Charts and diagrams as code

begin

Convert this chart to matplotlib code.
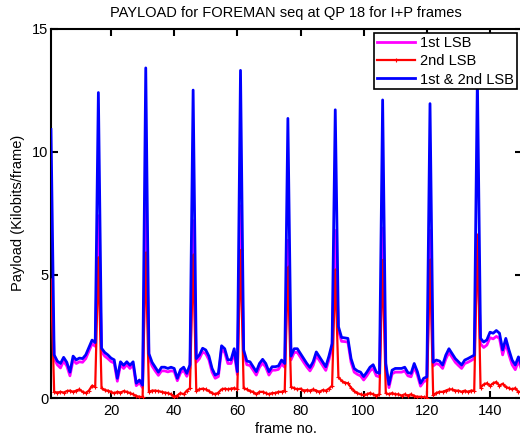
import matplotlib
matplotlib.use("Agg")
import matplotlib.pyplot as plt
import numpy as np

plt.rcParams['font.family'] = ['Liberation Sans', 'DejaVu Sans']

frames = list(range(1, 151))

lsb1 = [6.0,
        1.6, 1.35, 1.22, 1.5, 1.3, 0.9, 1.55, 1.4, 1.47, 1.45, 1.6, 1.9, 2.2, 2.1,
        7.4,
        1.88, 1.7, 1.6, 1.48, 1.42, 0.68, 1.35, 1.2, 1.35, 1.2, 1.35, 0.5, 0.62, 0.42,
        7.9,
        1.65, 1.3, 1.1, 0.92, 1.1, 1.1, 1.06, 1.1, 1.08, 0.7, 1.02, 1.12, 0.88, 1.2,
        7.2,
        1.45, 1.6, 1.87, 1.8, 1.55, 1.05, 0.8, 0.87, 1.97, 1.85, 1.4, 1.4, 1.85, 0.95,
        7.8,
        1.8, 1.35, 1.32, 1.13, 0.93, 1.25, 1.42, 1.25, 0.93, 1.13, 1.13, 1.16, 1.38, 1.25,
        6.4,
        1.55, 1.85, 1.85, 1.65, 1.45, 1.26, 1.1, 1.32, 1.72, 1.52, 1.32, 1.12, 1.55, 2.05,
        6.8,
        2.75, 2.3, 2.29, 2.27, 1.45, 1.05, 0.96, 0.9, 0.73, 0.9, 1.1, 1.2, 0.9, 0.86,
        6.9,
        1.25, 0.42, 0.98, 1.05, 1.05, 1.05, 1.1, 0.9, 0.86, 1.25, 0.93, 0.48, 0.66, 0.72,
        6.8,
        1.3, 1.4, 1.35, 1.2, 1.58, 1.85, 1.65, 1.45, 1.32, 1.2, 1.4, 1.45, 1.52, 1.6,
        6.5,
        2.2, 2.05, 2.15, 2.45, 2.4, 2.5, 2.42, 1.75, 2.22, 1.75, 1.35, 1.15, 1.5, 1.15]

lsb2 = [4.8,
        0.25, 0.22, 0.25, 0.22, 0.28, 0.3, 0.25, 0.3, 0.35, 0.25, 0.2, 0.3, 0.5, 0.45,
        5.7,
        0.4, 0.32, 0.3, 0.25, 0.19, 0.25, 0.22, 0.28, 0.25, 0.2, 0.15, 0.08, 0.05, 0.03,
        5.9,
        0.25, 0.3, 0.3, 0.28, 0.25, 0.22, 0.2, 0.15, 0.05, 0.1, 0.2, 0.15, 0.3, 0.4,
        5.8,
        0.3, 0.35, 0.38, 0.35, 0.28, 0.2, 0.15, 0.22, 0.35, 0.38, 0.35, 0.38, 0.4, 0.35,
        6.0,
        0.4, 0.35, 0.28, 0.25, 0.15, 0.25, 0.25, 0.2, 0.15, 0.2, 0.2, 0.25, 0.25, 0.3,
        5.3,
        0.45, 0.4, 0.35, 0.38, 0.3, 0.32, 0.3, 0.35, 0.3, 0.25, 0.32, 0.3, 0.38, 0.5,
        5.2,
        0.85, 0.7, 0.62, 0.6, 0.42, 0.28, 0.2, 0.15, 0.12, 0.15, 0.2, 0.15, 0.1, 0.15,
        5.6,
        0.2, 0.15, 0.2, 0.15, 0.15, 0.1, 0.15, 0.1, 0.15, 0.08, 0.05, 0.05, 0.03, 0.02,
        5.6,
        0.12, 0.2, 0.25, 0.25, 0.3, 0.35, 0.35, 0.3, 0.3, 0.25, 0.3, 0.25, 0.3, 0.3,
        6.6,
        0.42, 0.55, 0.6, 0.5, 0.6, 0.65, 0.5, 0.58, 0.45, 0.4, 0.35, 0.4, 0.25, 0.25]

lsb12 = [10.9,
         1.75, 1.5, 1.4, 1.65, 1.45, 1.05, 1.7, 1.55, 1.62, 1.6, 1.75, 2.05, 2.35, 2.25,
         12.4,
         2.02, 1.85, 1.75, 1.62, 1.55, 0.8, 1.47, 1.33, 1.47, 1.33, 1.47, 0.6, 0.73, 0.52,
         13.4,
         1.8, 1.45, 1.25, 1.05, 1.25, 1.25, 1.2, 1.25, 1.2, 0.8, 1.15, 1.25, 1.0, 1.35,
         12.5,
         1.6, 1.75, 2.02, 1.95, 1.7, 1.2, 0.93, 1.0, 2.12, 2.0, 1.55, 1.55, 2.0, 1.07,
         13.3,
         1.95, 1.5, 1.47, 1.27, 1.07, 1.4, 1.57, 1.4, 1.07, 1.27, 1.27, 1.3, 1.54, 1.4,
         11.35,
         1.7, 2.0, 2.0, 1.8, 1.6, 1.4, 1.24, 1.47, 1.87, 1.67, 1.47, 1.27, 1.7, 2.21,
         11.7,
         2.9, 2.46, 2.44, 2.42, 1.6, 1.2, 1.1, 1.05, 0.87, 1.05, 1.25, 1.35, 1.05, 1.0,
         12.1,
         1.4, 0.55, 1.13, 1.2, 1.2, 1.2, 1.25, 1.03, 1.0, 1.4, 1.07, 0.6, 0.8, 0.86,
         11.95,
         1.45, 1.54, 1.5, 1.34, 1.74, 2.0, 1.8, 1.6, 1.47, 1.34, 1.54, 1.6, 1.67, 1.74,
         13.0,
         2.42, 2.27, 2.36, 2.67, 2.63, 2.74, 2.63, 1.95, 2.42, 1.95, 1.54, 1.34, 1.67, 1.3]

series_labels = ['1st LSB', '2nd LSB', '1st & 2nd LSB']
xticks = [20, 40, 60, 80, 100, 120, 140]
yticks = [0, 5, 10, 15]

fig = plt.figure(figsize=(5.2, 4.38), dpi=100)
ax = fig.add_axes([51 / 520, 40 / 438, 470.6 / 520, 369.5 / 438])

ax.plot(frames, lsb1, color='#ff00ff', lw=2.0, label=series_labels[0], zorder=2)
ax.plot(frames, lsb2, color='#ff0000', lw=1.6, marker='+', ms=2.5, mew=0.8,
        label=series_labels[1], zorder=3)
ax.plot(frames, lsb12, color='#0000ff', lw=2.0, label=series_labels[2], zorder=4)

ax.set_xlim(1, 150)
ax.set_ylim(0, 15)
ax.set_xticks(xticks)
ax.set_yticks(yticks)
ax.tick_params(direction='in', length=5, width=1.5, top=True, right=True,
               labelsize=10.5, colors='black')
ax.tick_params(axis='y', pad=2)
ax.tick_params(axis='x', pad=4)
for s in ax.spines.values():
    s.set_linewidth(1.5)

ax.set_title('PAYLOAD for FOREMAN seq at QP 18 for I+P frames', fontsize=10.5, pad=8)
ax.set_xlabel('frame no.', fontsize=10.5, labelpad=3)
ax.set_ylabel('Payload (Kilobits/frame)', fontsize=10.5, labelpad=5)

leg = ax.legend(loc='upper right', fontsize=10.5, fancybox=False, framealpha=1,
                edgecolor='black', handlelength=2.6, borderaxespad=0.3,
                borderpad=0.2, labelspacing=0.3, handletextpad=0.4)
leg.get_frame().set_linewidth(1.2)
leg.set_zorder(10)

fig.savefig('out.png', dpi=100)
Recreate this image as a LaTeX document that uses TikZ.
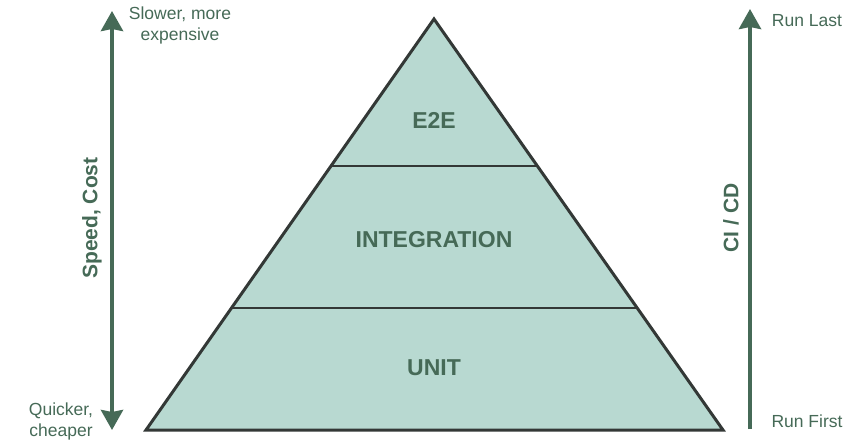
\documentclass[tikz,border=0pt]{standalone}
\usepackage{fontspec}
\setmainfont{Liberation Sans}
\usetikzlibrary{arrows.meta}
\definecolor{pyrfill}{HTML}{B8D9D1}
\definecolor{pyrline}{HTML}{333836}
\definecolor{darkgreen}{HTML}{466A57}
\tikzset{
  layer/.style={font=\fontsize{23}{27}\selectfont\bfseries, text=darkgreen},
  side/.style={font=\fontsize{17.5}{21}\selectfont, text=darkgreen, align=center, inner sep=0pt},
  axis/.style={font=\fontsize{21}{25}\selectfont\bfseries, text=darkgreen, rotate=90, inner sep=0pt},
  arr/.style={line width=4pt, draw=darkgreen, -{Stealth[width=22pt,length=20pt,inset=2pt]}}
}
\begin{document}
\begin{tikzpicture}[x=1pt,y=-1pt]
  \useasboundingbox (0,0) rectangle (868,447);
  \draw[pyrline, fill=pyrfill, line width=3pt, line join=miter] (146,430) -- (434,19) -- (723,430) -- cycle;
  \draw[pyrline, line width=2.5pt] (331,166) -- (537,166) (232,308) -- (638,308);
  \node[layer] (e2e) at (434,120) {E2E};
  \node[layer] (integ) at (434,240) {INTEGRATION};
  \node[layer] (unit) at (434,368) {UNIT};
  % left axis
  \coordinate (lmid) at (112,220);
  \coordinate (ltop) at (112,11);
  \coordinate (lbot) at (112,430);
  \draw[arr] (lmid) -- (ltop);
  \draw[arr] (lmid) -- (lbot);
  \node[axis] (speed) at (92,218) {Speed, Cost};
  \node[side] (slow) at (180,25) {Slower, more\\expensive};
  \node[side] (quick) at (61,421) {Quicker,\\cheaper};
  % right axis
  \coordinate (rtop) at (750,9);
  \coordinate (rbot) at (750,429);
  \draw[arr] (rbot) -- (rtop);
  \node[axis] (cicd) at (731,218) {CI / CD};
  \node[side] (last) at (807,21) {Run Last};
  \node[side] (first) at (807,421) {Run First};
\end{tikzpicture}
\end{document}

end

#### PROMPT
Leave the pictures out, and restate exactly the lines from the start of the records through the one that contains "frames = list(range(1, 151))".

#### FINISHED ANSWER
Convert this chart to matplotlib code.
import matplotlib
matplotlib.use("Agg")
import matplotlib.pyplot as plt
import numpy as np

plt.rcParams['font.family'] = ['Liberation Sans', 'DejaVu Sans']

frames = list(range(1, 151))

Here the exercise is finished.